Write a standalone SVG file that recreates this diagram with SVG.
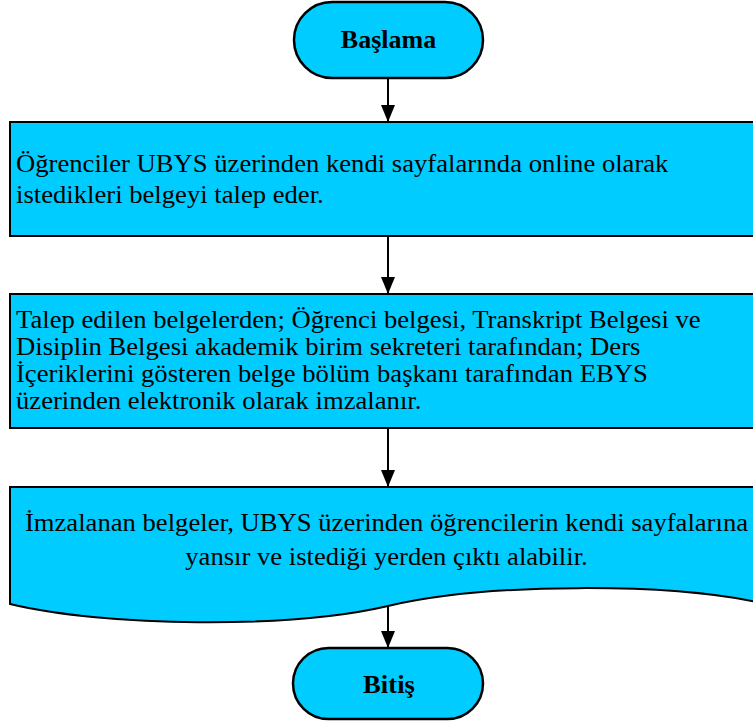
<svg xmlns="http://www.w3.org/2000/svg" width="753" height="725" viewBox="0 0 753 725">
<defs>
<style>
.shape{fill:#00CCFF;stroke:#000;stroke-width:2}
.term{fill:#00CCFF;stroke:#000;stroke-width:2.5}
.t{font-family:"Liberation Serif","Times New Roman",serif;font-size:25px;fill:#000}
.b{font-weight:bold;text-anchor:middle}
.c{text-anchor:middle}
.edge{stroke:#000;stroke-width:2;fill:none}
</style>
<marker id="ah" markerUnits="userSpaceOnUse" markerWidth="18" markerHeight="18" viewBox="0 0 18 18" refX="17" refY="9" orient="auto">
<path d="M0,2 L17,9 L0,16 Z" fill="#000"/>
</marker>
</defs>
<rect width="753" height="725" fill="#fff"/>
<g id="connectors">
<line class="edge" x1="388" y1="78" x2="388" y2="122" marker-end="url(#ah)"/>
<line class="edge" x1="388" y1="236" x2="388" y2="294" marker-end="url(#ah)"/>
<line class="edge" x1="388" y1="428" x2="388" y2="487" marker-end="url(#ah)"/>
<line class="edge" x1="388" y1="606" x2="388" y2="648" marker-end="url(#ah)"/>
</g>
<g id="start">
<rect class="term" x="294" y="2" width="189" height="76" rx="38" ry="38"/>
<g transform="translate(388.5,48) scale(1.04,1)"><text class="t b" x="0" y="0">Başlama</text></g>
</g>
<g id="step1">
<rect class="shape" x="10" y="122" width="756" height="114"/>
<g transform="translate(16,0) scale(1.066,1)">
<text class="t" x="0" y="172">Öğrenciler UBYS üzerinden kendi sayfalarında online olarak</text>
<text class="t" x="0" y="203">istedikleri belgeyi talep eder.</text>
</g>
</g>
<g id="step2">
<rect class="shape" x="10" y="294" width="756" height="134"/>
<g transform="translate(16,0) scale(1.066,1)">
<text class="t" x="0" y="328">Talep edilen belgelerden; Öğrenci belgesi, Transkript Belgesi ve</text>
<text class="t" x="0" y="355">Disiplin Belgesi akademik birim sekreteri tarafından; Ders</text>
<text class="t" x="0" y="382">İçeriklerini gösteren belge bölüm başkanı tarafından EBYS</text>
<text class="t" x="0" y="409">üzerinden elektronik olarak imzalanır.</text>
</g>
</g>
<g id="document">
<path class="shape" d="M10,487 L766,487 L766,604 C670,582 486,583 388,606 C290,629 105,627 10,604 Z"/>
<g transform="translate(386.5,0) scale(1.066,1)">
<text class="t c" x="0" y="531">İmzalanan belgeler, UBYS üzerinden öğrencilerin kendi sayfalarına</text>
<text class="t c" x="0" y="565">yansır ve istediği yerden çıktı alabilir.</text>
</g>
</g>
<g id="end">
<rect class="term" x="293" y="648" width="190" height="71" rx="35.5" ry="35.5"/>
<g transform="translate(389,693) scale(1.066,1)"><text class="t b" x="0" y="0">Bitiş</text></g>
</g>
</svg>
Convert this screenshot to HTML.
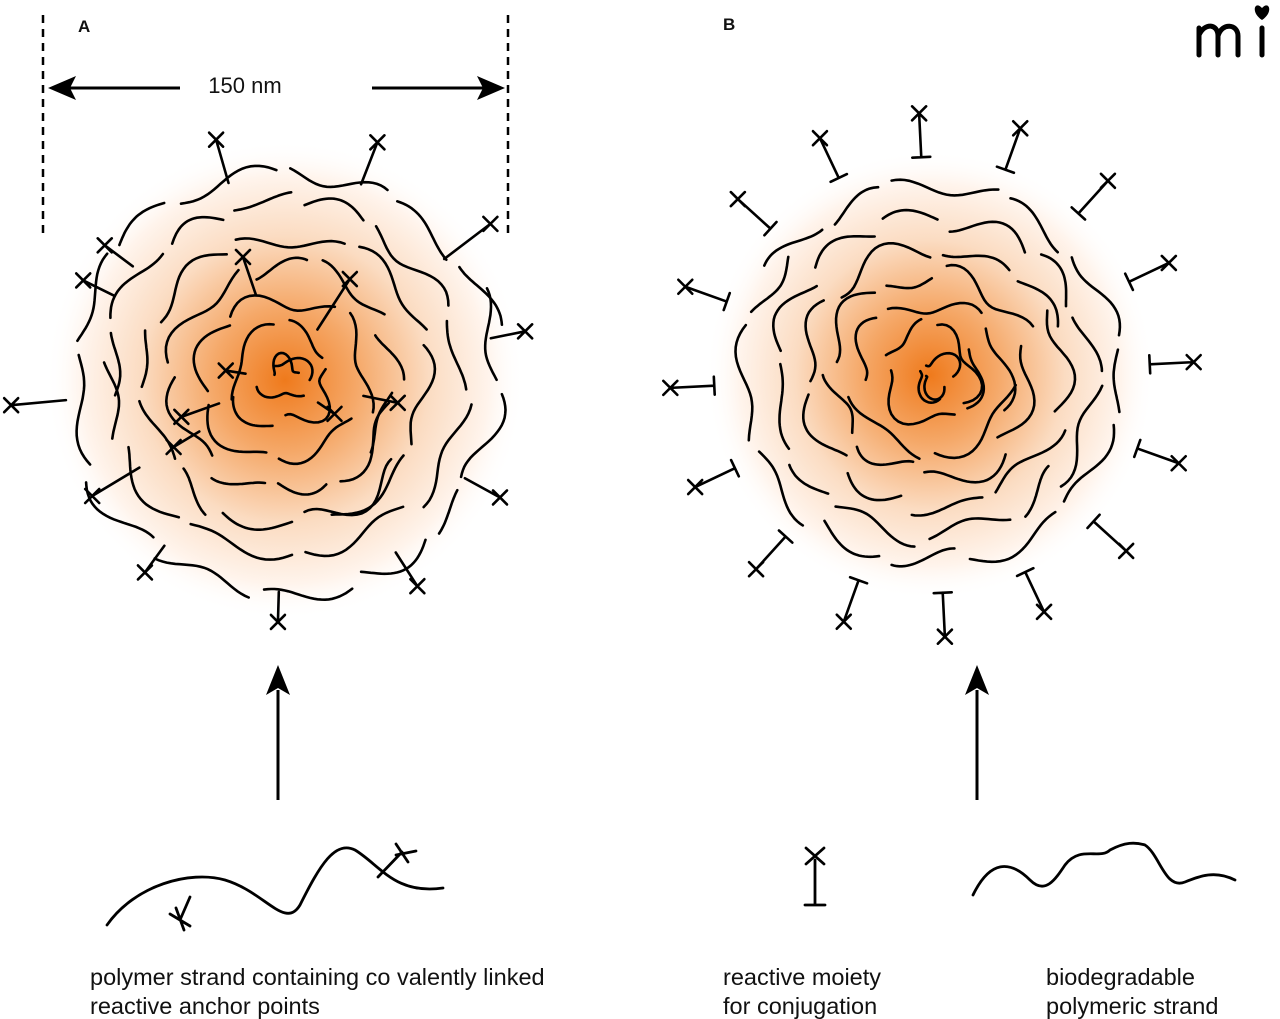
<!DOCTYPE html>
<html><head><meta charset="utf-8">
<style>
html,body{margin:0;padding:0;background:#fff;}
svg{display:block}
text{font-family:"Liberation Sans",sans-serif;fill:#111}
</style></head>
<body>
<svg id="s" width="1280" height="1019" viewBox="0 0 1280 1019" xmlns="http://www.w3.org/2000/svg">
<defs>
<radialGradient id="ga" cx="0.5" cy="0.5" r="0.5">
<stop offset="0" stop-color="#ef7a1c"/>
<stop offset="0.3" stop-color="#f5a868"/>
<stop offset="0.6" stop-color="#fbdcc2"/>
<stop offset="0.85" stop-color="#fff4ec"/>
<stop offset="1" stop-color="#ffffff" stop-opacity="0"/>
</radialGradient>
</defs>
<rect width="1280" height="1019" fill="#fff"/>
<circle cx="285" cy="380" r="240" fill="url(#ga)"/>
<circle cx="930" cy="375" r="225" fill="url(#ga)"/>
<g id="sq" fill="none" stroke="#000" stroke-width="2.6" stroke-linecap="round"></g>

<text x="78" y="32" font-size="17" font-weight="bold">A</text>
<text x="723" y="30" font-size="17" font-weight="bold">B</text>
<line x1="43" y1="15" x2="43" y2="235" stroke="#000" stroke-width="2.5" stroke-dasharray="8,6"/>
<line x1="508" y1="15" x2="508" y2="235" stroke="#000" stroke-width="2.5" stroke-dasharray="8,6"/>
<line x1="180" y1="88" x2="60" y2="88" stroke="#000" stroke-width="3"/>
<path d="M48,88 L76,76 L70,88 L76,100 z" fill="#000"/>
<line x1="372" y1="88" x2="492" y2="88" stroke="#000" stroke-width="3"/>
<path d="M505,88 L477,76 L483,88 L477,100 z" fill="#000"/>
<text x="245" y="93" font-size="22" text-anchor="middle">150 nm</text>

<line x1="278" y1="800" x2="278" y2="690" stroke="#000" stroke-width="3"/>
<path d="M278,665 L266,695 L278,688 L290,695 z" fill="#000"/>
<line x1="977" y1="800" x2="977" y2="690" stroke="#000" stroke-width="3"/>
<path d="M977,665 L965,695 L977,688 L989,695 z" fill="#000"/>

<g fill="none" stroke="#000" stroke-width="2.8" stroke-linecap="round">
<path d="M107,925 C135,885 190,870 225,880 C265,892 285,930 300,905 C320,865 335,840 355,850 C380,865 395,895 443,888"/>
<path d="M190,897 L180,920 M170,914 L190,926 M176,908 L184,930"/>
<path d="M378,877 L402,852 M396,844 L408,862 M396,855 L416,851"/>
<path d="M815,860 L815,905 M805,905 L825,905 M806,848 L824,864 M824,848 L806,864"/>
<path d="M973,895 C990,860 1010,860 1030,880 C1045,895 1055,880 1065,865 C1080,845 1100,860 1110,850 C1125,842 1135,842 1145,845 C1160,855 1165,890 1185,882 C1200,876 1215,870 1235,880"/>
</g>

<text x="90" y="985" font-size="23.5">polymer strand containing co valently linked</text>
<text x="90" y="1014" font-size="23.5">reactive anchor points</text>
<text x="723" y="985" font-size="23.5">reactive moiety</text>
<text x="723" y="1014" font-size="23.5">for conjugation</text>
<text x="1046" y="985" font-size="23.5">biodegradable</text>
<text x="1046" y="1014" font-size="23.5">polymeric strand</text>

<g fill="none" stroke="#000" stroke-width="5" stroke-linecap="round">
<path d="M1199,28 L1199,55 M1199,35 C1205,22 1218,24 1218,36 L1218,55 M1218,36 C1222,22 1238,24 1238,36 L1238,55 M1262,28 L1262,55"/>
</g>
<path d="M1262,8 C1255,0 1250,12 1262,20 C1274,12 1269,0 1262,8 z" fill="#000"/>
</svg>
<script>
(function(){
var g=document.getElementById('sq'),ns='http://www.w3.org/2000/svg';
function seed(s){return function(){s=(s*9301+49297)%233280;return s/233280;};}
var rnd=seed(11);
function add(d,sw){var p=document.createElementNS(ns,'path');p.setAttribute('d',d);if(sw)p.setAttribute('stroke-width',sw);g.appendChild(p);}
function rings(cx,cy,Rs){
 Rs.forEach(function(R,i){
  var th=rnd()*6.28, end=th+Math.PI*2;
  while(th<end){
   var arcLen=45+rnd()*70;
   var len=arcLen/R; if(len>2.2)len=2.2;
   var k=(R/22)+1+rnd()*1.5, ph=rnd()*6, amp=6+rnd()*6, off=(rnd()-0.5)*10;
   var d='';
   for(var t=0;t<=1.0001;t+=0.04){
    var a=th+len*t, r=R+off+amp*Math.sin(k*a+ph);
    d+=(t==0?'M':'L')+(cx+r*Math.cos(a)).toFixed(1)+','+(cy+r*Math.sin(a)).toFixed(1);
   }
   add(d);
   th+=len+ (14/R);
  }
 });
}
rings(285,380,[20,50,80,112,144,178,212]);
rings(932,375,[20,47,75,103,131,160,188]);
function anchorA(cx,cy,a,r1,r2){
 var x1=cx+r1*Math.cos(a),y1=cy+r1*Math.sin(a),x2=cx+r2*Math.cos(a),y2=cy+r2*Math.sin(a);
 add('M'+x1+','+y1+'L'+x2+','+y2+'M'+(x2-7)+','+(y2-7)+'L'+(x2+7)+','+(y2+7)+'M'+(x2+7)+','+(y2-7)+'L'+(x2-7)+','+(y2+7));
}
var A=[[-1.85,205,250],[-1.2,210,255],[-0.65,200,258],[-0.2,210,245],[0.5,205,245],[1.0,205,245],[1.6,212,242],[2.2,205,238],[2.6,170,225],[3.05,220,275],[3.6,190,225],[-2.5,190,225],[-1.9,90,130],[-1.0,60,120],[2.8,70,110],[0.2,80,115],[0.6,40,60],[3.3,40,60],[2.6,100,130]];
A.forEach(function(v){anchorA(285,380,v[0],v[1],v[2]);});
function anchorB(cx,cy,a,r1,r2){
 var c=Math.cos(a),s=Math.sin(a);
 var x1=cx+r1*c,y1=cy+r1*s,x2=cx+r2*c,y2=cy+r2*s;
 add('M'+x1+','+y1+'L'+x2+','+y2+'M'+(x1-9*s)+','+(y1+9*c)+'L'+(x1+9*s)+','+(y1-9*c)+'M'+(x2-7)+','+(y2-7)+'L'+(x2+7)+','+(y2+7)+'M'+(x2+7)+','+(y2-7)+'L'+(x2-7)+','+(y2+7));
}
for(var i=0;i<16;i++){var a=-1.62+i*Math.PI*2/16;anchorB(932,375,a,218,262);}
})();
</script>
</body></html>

───

**The task:** How many lines of the data contain the word "this"? Answer with the number alone.

**Full answer:** 2